Morgan Stanley is announcing a partnership with cloud content management platform Box that will provide its clients with an encrypted document sharing portal, according to a company announcement. Morgan Stanley Wealth Management will be using Box Platform, Box KeySafe and Box Governance to provide an encrypted vault to facilitate sharing of documents like wills, deeds, estate plans, financial statements and tax filings with financial advisors.
The cloud-based solution supports two-way sharing and can be accessed through Morgan Stanley Online and the firm’s mobile app. Documents can be uploaded via those same platforms and notifications will be pushed to both clients and advisors. Advisors or clients can comment on uploaded documents, increasing their value as tools of communication.
“By investing in a cloud content management platform like Box and leveraging other best-of-breed technology partners, we have been able to create a more secure, efficient and collaborative environment for conducting business," said Naureen Hassan, chief digital officer at Morgan Stanley Wealth Management, in a statement.
Besides providing more convenience, and presumably more security, for clients and advisors, the service is a signal that cloud-based solutions like Box are increasingly gaining traction among financial services enterprises, according to a TechCrunch report. Financial advisors have been hearing about the power of cloud-based architecture for years—and many are already familiar with it as consumers of technology services from maps to music streaming.
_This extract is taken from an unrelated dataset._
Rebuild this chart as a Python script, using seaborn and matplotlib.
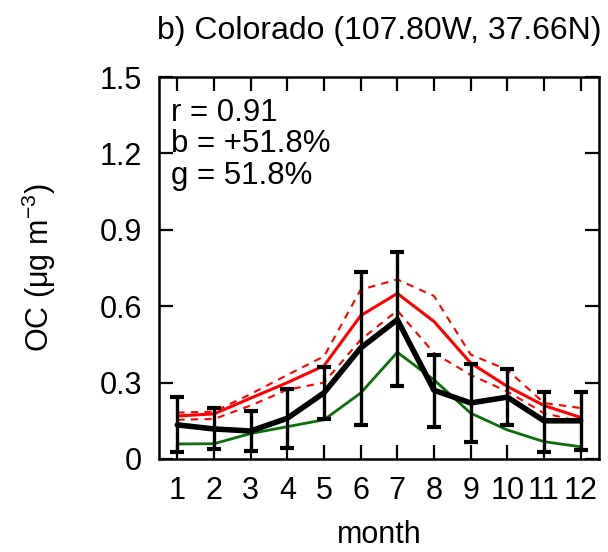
import numpy as np
import pandas as pd
import matplotlib
matplotlib.use("Agg")
import matplotlib.pyplot as plt
import seaborn as sns

months = list(range(1, 13))
obs_mean = [0.134, 0.118, 0.110, 0.160, 0.260, 0.436, 0.547, 0.270, 0.220, 0.243, 0.150, 0.150]
obs_upper = [0.245, 0.200, 0.190, 0.274, 0.363, 0.733, 0.812, 0.410, 0.373, 0.353, 0.265, 0.265]
obs_lower = [0.026, 0.038, 0.033, 0.045, 0.157, 0.134, 0.287, 0.125, 0.068, 0.134, 0.026, 0.035]
model_red = [0.169, 0.177, 0.239, 0.300, 0.366, 0.563, 0.650, 0.540, 0.377, 0.285, 0.210, 0.163]
red_upper = [0.182, 0.186, 0.255, 0.330, 0.403, 0.665, 0.705, 0.640, 0.410, 0.350, 0.220, 0.200]
red_lower = [0.154, 0.157, 0.210, 0.272, 0.300, 0.468, 0.583, 0.416, 0.330, 0.265, 0.180, 0.147]
model_green = [0.059, 0.060, 0.100, 0.127, 0.154, 0.259, 0.419, 0.311, 0.180, 0.114, 0.068, 0.048]

title = "b) Colorado (107.80W, 37.66N)"
stats_text = ["r = 0.91", "b = +51.8%", "g = 51.8%"]
yticks = [0, 0.3, 0.6, 0.9, 1.2, 1.5]
ytick_labels = ["0", "0.3", "0.6", "0.9", "1.2", "1.5"]

sns.set_style("ticks")
plt.rcParams['font.family'] = ['Liberation Sans', 'DejaVu Sans']
plt.rcParams['mathtext.default'] = 'regular'
for k in ['text.color', 'axes.labelcolor', 'xtick.color', 'ytick.color', 'axes.edgecolor']:
    plt.rcParams[k] = 'black'

df = pd.DataFrame({"month": months, "obs": obs_mean, "red": model_red,
                   "red_up": red_upper, "red_lo": red_lower, "green": model_green})

fig = plt.figure(figsize=(6.08, 5.52), dpi=100)
ax = fig.add_axes([159/608, 1-459/552, 440/608, 382/552])

sns.lineplot(data=df, x="month", y="red_up", ax=ax, color="red", lw=1.5, linestyle=(0, (3.5, 3)))
sns.lineplot(data=df, x="month", y="red_lo", ax=ax, color="red", lw=1.5, linestyle=(0, (3.5, 3)))
sns.lineplot(data=df, x="month", y="red", ax=ax, color="red", lw=2.2)
sns.lineplot(data=df, x="month", y="green", ax=ax, color="#0a6e0a", lw=2.0)

obs = np.array(obs_mean)
yerr = np.vstack([obs - np.array(obs_lower), np.array(obs_upper) - obs])
ax.errorbar(months, obs, yerr=yerr, fmt="none", ecolor="black", elinewidth=2.4,
            capsize=5, capthick=3, zorder=5)
sns.lineplot(data=df, x="month", y="obs", ax=ax, color="black", lw=4, zorder=6)

ax.set_xlim(0.5, 12.5)
ax.set_ylim(0, 1.5)
ax.set_xticks(months)
ax.set_xticklabels([str(m) for m in months])
ax.set_yticks(yticks)
ax.set_yticklabels(ytick_labels)
ax.tick_params(direction="in", length=10, width=1.6, labelsize=22, pad=12,
               top=True, right=True)
for s in ax.spines.values():
    s.set_linewidth(1.8)
    s.set_color("black")

ax.set_xlabel("month", fontsize=22, labelpad=10)
ax.set_ylabel("OC (μg m$^{-3}$)", fontsize=22, labelpad=30)
ax.set_title(title, fontsize=23, pad=27)

for i, t in enumerate(stats_text):
    ax.text(0.028, 0.945 - i * 0.082, t, transform=ax.transAxes, fontsize=22.5,
            va="top", ha="left")

fig.savefig("out.png", dpi=100)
In fact, some entrepreneurs are betting the industry will move into “cloud-native” architectures, a different look than Morgan Stanley’s partnership with Box. For example, Finance Logix’s former president and CEO, Oleg Tishkevich, launched cloud-native software development firm Invent.us earlier this year. His firm partnered with wealthtech provider Envestnet in April and has been working with at least one U.S.-based broker/dealer to develop a tool that supports thousands of users, Tishkevich said in January.